- [WRITTEN INSTRUCTION] Word for word, transcribe the lines below and drop the pictures.

- [DATA SHOWN]
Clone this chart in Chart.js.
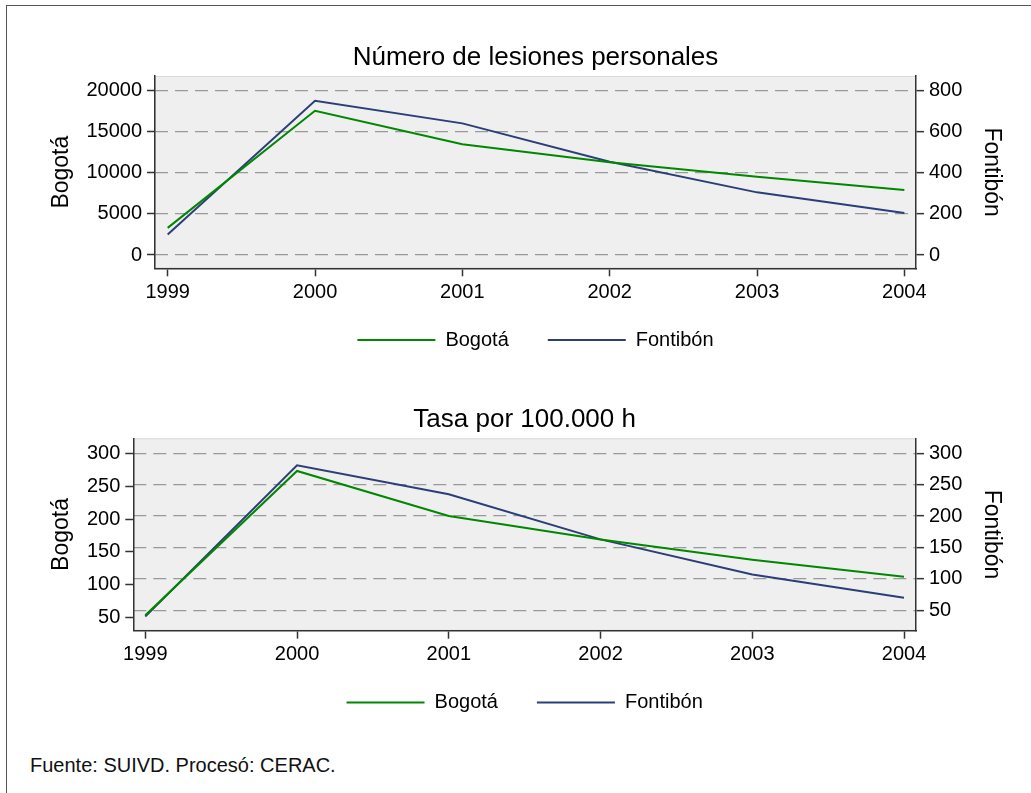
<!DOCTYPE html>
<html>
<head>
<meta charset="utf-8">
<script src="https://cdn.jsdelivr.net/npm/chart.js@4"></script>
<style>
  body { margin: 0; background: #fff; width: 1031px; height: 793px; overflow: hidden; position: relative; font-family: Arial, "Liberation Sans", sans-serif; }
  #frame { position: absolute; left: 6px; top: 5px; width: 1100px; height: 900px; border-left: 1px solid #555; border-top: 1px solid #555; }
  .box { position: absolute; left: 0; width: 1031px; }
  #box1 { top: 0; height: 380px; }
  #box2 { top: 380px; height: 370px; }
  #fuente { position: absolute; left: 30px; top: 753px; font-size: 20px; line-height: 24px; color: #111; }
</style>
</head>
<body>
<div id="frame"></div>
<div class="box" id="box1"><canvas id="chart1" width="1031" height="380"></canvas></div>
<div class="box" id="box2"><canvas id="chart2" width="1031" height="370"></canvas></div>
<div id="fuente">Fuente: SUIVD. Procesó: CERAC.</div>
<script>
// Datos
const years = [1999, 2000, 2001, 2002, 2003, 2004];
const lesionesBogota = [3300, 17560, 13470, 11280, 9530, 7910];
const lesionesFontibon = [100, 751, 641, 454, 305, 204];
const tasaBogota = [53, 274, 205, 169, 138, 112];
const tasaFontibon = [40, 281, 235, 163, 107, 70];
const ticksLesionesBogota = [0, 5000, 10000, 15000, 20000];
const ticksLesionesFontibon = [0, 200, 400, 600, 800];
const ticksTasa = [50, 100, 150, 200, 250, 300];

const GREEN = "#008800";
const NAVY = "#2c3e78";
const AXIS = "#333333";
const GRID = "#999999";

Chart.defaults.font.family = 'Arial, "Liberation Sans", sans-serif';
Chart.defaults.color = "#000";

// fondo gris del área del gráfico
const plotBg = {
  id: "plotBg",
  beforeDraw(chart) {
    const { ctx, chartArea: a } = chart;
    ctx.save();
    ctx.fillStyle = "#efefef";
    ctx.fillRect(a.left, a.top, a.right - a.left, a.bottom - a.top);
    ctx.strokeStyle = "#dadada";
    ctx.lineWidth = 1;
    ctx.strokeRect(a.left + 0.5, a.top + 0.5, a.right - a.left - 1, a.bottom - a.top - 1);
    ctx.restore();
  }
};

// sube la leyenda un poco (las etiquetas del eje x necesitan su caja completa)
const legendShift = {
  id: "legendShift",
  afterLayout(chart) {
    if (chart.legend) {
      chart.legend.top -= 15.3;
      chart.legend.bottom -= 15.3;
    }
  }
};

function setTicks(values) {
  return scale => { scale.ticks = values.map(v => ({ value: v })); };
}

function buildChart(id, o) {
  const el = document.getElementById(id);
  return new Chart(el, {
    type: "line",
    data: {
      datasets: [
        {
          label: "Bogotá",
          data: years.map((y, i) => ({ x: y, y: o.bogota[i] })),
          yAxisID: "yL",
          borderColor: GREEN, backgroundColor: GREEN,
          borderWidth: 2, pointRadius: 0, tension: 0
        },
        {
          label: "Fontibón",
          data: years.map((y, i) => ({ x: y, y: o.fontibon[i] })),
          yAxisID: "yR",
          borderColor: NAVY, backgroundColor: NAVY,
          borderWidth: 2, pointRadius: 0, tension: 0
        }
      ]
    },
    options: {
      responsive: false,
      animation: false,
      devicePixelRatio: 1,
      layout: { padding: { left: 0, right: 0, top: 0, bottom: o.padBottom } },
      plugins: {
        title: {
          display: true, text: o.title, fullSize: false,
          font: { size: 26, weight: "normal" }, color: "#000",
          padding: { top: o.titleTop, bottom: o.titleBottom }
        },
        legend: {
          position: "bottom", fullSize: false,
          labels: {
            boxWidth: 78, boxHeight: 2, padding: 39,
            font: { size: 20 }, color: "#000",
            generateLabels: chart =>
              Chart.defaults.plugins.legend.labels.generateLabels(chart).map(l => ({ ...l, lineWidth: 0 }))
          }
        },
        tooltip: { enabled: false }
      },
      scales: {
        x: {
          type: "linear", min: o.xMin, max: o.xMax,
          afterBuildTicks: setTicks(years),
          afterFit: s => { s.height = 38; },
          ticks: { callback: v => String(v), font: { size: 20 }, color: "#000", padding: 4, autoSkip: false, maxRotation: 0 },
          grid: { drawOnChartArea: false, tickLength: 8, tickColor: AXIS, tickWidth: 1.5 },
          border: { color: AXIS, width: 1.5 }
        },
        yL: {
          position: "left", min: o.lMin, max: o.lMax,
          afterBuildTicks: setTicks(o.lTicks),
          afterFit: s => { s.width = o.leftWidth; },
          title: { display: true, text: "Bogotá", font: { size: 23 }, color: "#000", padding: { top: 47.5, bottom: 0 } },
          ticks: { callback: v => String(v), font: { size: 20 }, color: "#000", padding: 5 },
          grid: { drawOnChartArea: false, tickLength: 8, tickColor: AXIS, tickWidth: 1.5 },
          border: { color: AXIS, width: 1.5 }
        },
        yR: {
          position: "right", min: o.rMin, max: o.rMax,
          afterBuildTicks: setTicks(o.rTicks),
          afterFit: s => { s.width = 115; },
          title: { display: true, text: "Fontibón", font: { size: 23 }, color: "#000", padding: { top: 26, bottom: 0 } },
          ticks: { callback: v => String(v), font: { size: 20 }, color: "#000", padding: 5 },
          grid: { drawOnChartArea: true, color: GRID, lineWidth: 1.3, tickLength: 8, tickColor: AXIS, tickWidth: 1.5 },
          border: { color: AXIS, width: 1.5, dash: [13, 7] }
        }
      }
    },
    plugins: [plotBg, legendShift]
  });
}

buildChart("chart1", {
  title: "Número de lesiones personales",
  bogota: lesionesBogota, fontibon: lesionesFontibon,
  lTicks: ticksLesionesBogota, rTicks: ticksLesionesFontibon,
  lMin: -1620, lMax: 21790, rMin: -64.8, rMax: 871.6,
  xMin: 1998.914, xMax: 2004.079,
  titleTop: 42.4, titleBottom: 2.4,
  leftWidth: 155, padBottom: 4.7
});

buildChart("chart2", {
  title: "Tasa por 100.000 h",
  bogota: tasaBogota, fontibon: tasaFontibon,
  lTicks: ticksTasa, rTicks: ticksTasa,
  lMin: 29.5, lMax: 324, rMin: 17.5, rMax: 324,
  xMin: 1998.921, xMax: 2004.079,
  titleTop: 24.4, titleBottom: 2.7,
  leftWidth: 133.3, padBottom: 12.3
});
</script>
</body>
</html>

- [SOLUTION TO THE EXERCISE]
Clone this chart in Chart.js.
<!DOCTYPE html>
<html>
<head>
<meta charset="utf-8">
<script src="https://cdn.jsdelivr.net/npm/chart.js@4"></script>
<style>
  body { margin: 0; background: #fff; width: 1031px; height: 793px; overflow: hidden; position: relative; font-family: Arial, "Liberation Sans", sans-serif; }
  #frame { position: absolute; left: 6px; top: 5px; width: 1100px; height: 900px; border-left: 1px solid #555; border-top: 1px solid #555; }
  .box { position: absolute; left: 0; width: 1031px; }
  #box1 { top: 0; height: 380px; }
  #box2 { top: 380px; height: 370px; }
  #fuente { position: absolute; left: 30px; top: 753px; font-size: 20px; line-height: 24px; color: #111; }
</style>
</head>
<body>
<div id="frame"></div>
<div class="box" id="box1"><canvas id="chart1" width="1031" height="380"></canvas></div>
<div class="box" id="box2"><canvas id="chart2" width="1031" height="370"></canvas></div>
<div id="fuente">Fuente: SUIVD. Procesó: CERAC.</div>
<script>
// Datos
const years = [1999, 2000, 2001, 2002, 2003, 2004];
const lesionesBogota = [3300, 17560, 13470, 11280, 9530, 7910];
const lesionesFontibon = [100, 751, 641, 454, 305, 204];
const tasaBogota = [53, 274, 205, 169, 138, 112];
const tasaFontibon = [40, 281, 235, 163, 107, 70];
const ticksLesionesBogota = [0, 5000, 10000, 15000, 20000];
const ticksLesionesFontibon = [0, 200, 400, 600, 800];
const ticksTasa = [50, 100, 150, 200, 250, 300];

const GREEN = "#008800";
const NAVY = "#2c3e78";
const AXIS = "#333333";
const GRID = "#999999";

Chart.defaults.font.family = 'Arial, "Liberation Sans", sans-serif';
Chart.defaults.color = "#000";

// fondo gris del área del gráfico
const plotBg = {
  id: "plotBg",
  beforeDraw(chart) {
    const { ctx, chartArea: a } = chart;
    ctx.save();
    ctx.fillStyle = "#efefef";
    ctx.fillRect(a.left, a.top, a.right - a.left, a.bottom - a.top);
    ctx.strokeStyle = "#dadada";
    ctx.lineWidth = 1;
    ctx.strokeRect(a.left + 0.5, a.top + 0.5, a.right - a.left - 1, a.bottom - a.top - 1);
    ctx.restore();
  }
};

// sube la leyenda un poco (las etiquetas del eje x necesitan su caja completa)
const legendShift = {
  id: "legendShift",
  afterLayout(chart) {
    if (chart.legend) {
      chart.legend.top -= 15.3;
      chart.legend.bottom -= 15.3;
    }
  }
};

function setTicks(values) {
  return scale => { scale.ticks = values.map(v => ({ value: v })); };
}

function buildChart(id, o) {
  const el = document.getElementById(id);
  return new Chart(el, {
    type: "line",
    data: {
      datasets: [
        {
          label: "Bogotá",
          data: years.map((y, i) => ({ x: y, y: o.bogota[i] })),
          yAxisID: "yL",
          borderColor: GREEN, backgroundColor: GREEN,
          borderWidth: 2, pointRadius: 0, tension: 0
        },
        {
          label: "Fontibón",
          data: years.map((y, i) => ({ x: y, y: o.fontibon[i] })),
          yAxisID: "yR",
          borderColor: NAVY, backgroundColor: NAVY,
          borderWidth: 2, pointRadius: 0, tension: 0
        }
      ]
    },
    options: {
      responsive: false,
      animation: false,
      devicePixelRatio: 1,
      layout: { padding: { left: 0, right: 0, top: 0, bottom: o.padBottom } },
      plugins: {
        title: {
          display: true, text: o.title, fullSize: false,
          font: { size: 26, weight: "normal" }, color: "#000",
          padding: { top: o.titleTop, bottom: o.titleBottom }
        },
        legend: {
          position: "bottom", fullSize: false,
          labels: {
            boxWidth: 78, boxHeight: 2, padding: 39,
            font: { size: 20 }, color: "#000",
            generateLabels: chart =>
              Chart.defaults.plugins.legend.labels.generateLabels(chart).map(l => ({ ...l, lineWidth: 0 }))
          }
        },
        tooltip: { enabled: false }
      },
      scales: {
        x: {
          type: "linear", min: o.xMin, max: o.xMax,
          afterBuildTicks: setTicks(years),
          afterFit: s => { s.height = 38; },
          ticks: { callback: v => String(v), font: { size: 20 }, color: "#000", padding: 4, autoSkip: false, maxRotation: 0 },
          grid: { drawOnChartArea: false, tickLength: 8, tickColor: AXIS, tickWidth: 1.5 },
          border: { color: AXIS, width: 1.5 }
        },
        yL: {
          position: "left", min: o.lMin, max: o.lMax,
          afterBuildTicks: setTicks(o.lTicks),
          afterFit: s => { s.width = o.leftWidth; },
          title: { display: true, text: "Bogotá", font: { size: 23 }, color: "#000", padding: { top: 47.5, bottom: 0 } },
          ticks: { callback: v => String(v), font: { size: 20 }, color: "#000", padding: 5 },
          grid: { drawOnChartArea: false, tickLength: 8, tickColor: AXIS, tickWidth: 1.5 },
          border: { color: AXIS, width: 1.5 }
        },
        yR: {
          position: "right", min: o.rMin, max: o.rMax,
          afterBuildTicks: setTicks(o.rTicks),
          afterFit: s => { s.width = 115; },
          title: { display: true, text: "Fontibón", font: { size: 23 }, color: "#000", padding: { top: 26, bottom: 0 } },
          ticks: { callback: v => String(v), font: { size: 20 }, color: "#000", padding: 5 },
          grid: { drawOnChartArea: true, color: GRID, lineWidth: 1.3, tickLength: 8, tickColor: AXIS, tickWidth: 1.5 },
          border: { color: AXIS, width: 1.5, dash: [13, 7] }
        }
      }
    },
    plugins: [plotBg, legendShift]
  });
}

buildChart("chart1", {
  title: "Número de lesiones personales",
  bogota: lesionesBogota, fontibon: lesionesFontibon,
  lTicks: ticksLesionesBogota, rTicks: ticksLesionesFontibon,
  lMin: -1620, lMax: 21790, rMin: -64.8, rMax: 871.6,
  xMin: 1998.914, xMax: 2004.079,
  titleTop: 42.4, titleBottom: 2.4,
  leftWidth: 155, padBottom: 4.7
});

buildChart("chart2", {
  title: "Tasa por 100.000 h",
  bogota: tasaBogota, fontibon: tasaFontibon,
  lTicks: ticksTasa, rTicks: ticksTasa,
  lMin: 29.5, lMax: 324, rMin: 17.5, rMax: 324,
  xMin: 1998.921, xMax: 2004.079,
  titleTop: 24.4, titleBottom: 2.7,
  leftWidth: 133.3, padBottom: 12.3
});
</script>
</body>
</html>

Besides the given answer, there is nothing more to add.